▶ **MATERIALS PROVIDED**
-----

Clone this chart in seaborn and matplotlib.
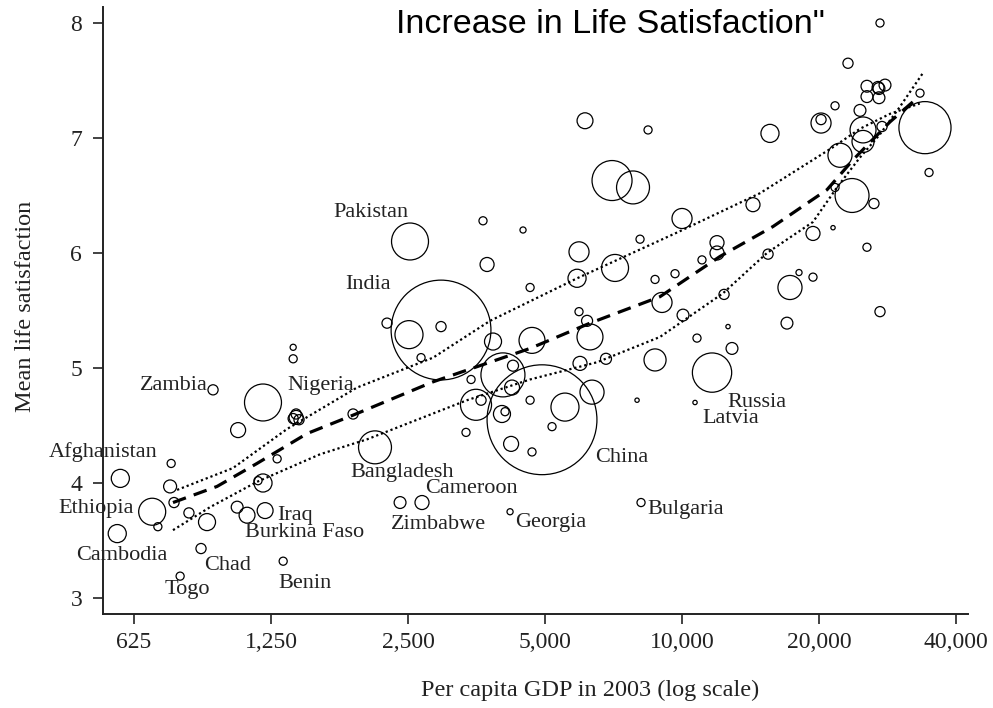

-----

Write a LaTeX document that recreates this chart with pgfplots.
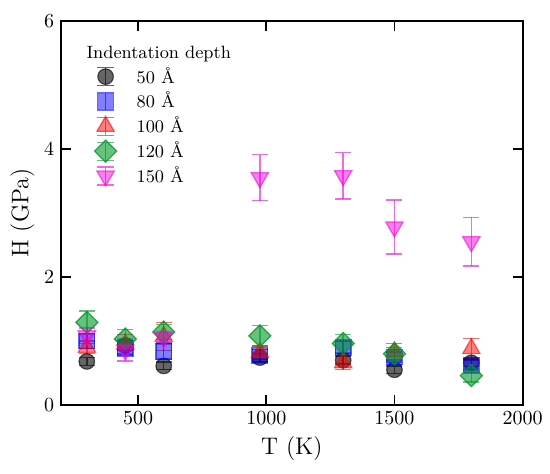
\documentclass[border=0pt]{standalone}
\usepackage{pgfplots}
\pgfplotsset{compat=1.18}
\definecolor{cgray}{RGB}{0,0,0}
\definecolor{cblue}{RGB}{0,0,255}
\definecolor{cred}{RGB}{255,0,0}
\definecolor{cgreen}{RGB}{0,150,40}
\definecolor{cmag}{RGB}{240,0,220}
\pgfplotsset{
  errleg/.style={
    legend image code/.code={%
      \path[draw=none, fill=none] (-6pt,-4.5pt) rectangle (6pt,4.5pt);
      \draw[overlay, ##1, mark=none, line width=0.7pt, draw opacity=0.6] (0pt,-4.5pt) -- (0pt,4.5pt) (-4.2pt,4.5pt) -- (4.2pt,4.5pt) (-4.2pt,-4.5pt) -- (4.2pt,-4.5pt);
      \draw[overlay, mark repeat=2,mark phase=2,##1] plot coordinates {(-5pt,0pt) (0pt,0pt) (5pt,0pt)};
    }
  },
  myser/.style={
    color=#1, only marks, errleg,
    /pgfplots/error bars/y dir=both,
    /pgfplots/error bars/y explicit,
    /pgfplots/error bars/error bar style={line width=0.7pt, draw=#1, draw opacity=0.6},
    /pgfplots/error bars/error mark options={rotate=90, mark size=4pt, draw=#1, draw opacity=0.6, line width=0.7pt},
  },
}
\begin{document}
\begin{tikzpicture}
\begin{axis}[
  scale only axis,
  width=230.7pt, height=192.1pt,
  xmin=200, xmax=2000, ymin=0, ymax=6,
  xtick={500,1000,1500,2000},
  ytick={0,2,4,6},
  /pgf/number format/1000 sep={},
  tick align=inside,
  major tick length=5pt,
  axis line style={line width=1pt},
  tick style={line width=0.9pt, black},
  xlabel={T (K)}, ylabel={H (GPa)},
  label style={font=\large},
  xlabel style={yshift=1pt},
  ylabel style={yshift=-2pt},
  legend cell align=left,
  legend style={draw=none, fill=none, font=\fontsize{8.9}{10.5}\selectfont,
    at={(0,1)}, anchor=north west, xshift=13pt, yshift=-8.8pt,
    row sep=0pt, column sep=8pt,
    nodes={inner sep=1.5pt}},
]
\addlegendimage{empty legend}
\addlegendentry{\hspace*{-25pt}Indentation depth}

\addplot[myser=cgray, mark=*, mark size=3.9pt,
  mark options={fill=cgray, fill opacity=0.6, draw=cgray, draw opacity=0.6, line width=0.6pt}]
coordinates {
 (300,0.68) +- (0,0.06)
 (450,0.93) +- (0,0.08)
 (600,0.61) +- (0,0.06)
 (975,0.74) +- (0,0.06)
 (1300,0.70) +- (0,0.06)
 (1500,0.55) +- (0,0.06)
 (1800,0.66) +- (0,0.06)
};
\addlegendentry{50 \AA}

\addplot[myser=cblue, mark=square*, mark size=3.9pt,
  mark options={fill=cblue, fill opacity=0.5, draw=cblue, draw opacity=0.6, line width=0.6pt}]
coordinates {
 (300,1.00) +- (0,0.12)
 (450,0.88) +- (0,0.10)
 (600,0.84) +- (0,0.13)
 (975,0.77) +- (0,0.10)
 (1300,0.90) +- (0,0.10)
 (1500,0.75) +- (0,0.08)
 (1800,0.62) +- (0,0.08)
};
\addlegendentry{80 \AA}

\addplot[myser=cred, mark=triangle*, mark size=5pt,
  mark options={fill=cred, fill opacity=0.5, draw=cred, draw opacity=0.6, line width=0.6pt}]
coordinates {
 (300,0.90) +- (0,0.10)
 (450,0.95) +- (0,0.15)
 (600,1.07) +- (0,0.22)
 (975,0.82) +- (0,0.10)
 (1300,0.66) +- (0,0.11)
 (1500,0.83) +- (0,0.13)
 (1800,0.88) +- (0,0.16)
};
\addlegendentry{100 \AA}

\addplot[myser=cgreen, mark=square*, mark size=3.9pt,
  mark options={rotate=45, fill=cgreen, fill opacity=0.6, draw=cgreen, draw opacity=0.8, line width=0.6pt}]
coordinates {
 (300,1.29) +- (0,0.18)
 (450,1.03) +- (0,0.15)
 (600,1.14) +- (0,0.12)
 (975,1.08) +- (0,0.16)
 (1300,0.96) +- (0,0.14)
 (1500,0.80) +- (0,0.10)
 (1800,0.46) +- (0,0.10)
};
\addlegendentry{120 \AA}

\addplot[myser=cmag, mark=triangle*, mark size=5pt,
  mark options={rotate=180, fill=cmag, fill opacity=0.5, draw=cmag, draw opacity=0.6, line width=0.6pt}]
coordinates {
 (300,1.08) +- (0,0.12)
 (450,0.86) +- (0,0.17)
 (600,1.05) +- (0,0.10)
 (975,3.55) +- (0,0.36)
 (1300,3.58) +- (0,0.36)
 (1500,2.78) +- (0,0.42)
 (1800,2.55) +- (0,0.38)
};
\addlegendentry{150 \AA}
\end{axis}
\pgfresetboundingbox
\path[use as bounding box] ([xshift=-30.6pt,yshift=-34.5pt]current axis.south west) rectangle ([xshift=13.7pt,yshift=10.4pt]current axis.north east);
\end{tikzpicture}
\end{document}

-----

▶ **WHAT IS REQUIRED**
Identify all lines where the word "chart" shows up. Copy them.

▶ **ANSWER TO THIS PROBLEM**
Clone this chart in seaborn and matplotlib.
Write a LaTeX document that recreates this chart with pgfplots.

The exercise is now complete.